【古典邦画】「裸の十九才」
新藤兼人監督の、1970(昭和45)年のモノクロ作品「裸の十九才」。新藤監督らが作った映画会社「近代映画協会」の記念作品。
1968年に発生した永山則夫連続射殺事件をベースにしたもので、新人だった原田大二郎の主演で、彼の生い立ちから、事件を起こして捕まるまでを描く。
この時点では、死刑が確定するのかはわからない。1987年に死刑判決、1990年に確定、1997年に執行となった。

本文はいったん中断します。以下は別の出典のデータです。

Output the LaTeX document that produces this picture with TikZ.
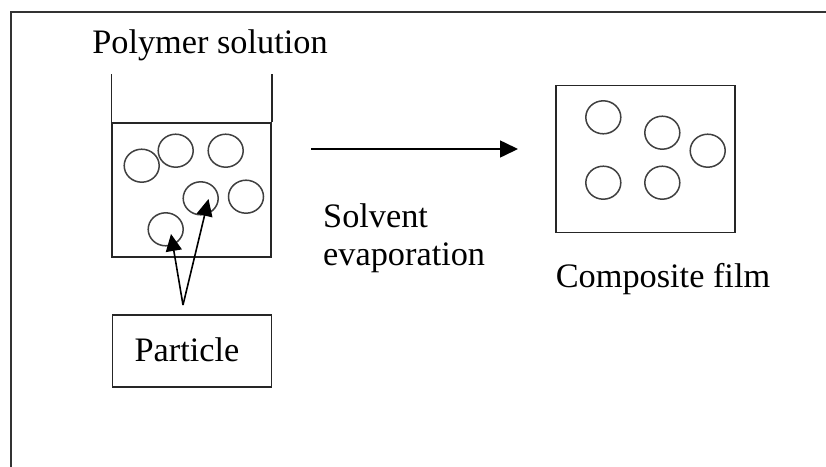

母親役は乙羽信子。
永山則夫については、「無知の涙」他、彼の著作も、彼が起こした事件の詳細を解説した本も読んだので、だいたいことは知っているが、両親から育児を放棄された完全なネグレクトであったことと、赤貧の中で飢える環境に置かれたこと、身内から長期間に渡って暴力を受け続けたこと、充分な学校教育も受けなかったことに、道を外れた大きな要因がある。
しかし、まだその詳細が明らかになっていない時点での映画だから、徹底した貧困が彼の性格を歪めたように描かれている。
やはり、何事にも不安で我慢ができずに決して満足することがなかった性格となって、集団就職で上京するものの、すぐに辞めて(渋谷の西村フルーツパーラーだった)、職を転々とし、身近な人のちょっとした一言で、すぐに失踪したりしている。
親(特に母親)の情愛を全く知らなかったので、どこかに、親に愛してもらおう、褒めてもらおう、認めてもらおうという心情が働いている。
明るさの微塵もない、メッチャ暗くて、ヘビーな内容だが、底辺に落ちる原田大二郎(見た目は背が高くて垢抜けており永山則夫って感じぢゃないが)や、貧乏が身に付いた乙羽信子(裸でまぐあいのシーンがある)の体当たりの演技は素晴らしい。
東北の、雪深い山村の、ド貧乏で、常に懐疑的な嫉妬の目で人を見るような、それでいて性欲だけは旺盛な…差別になるから止めた(笑)。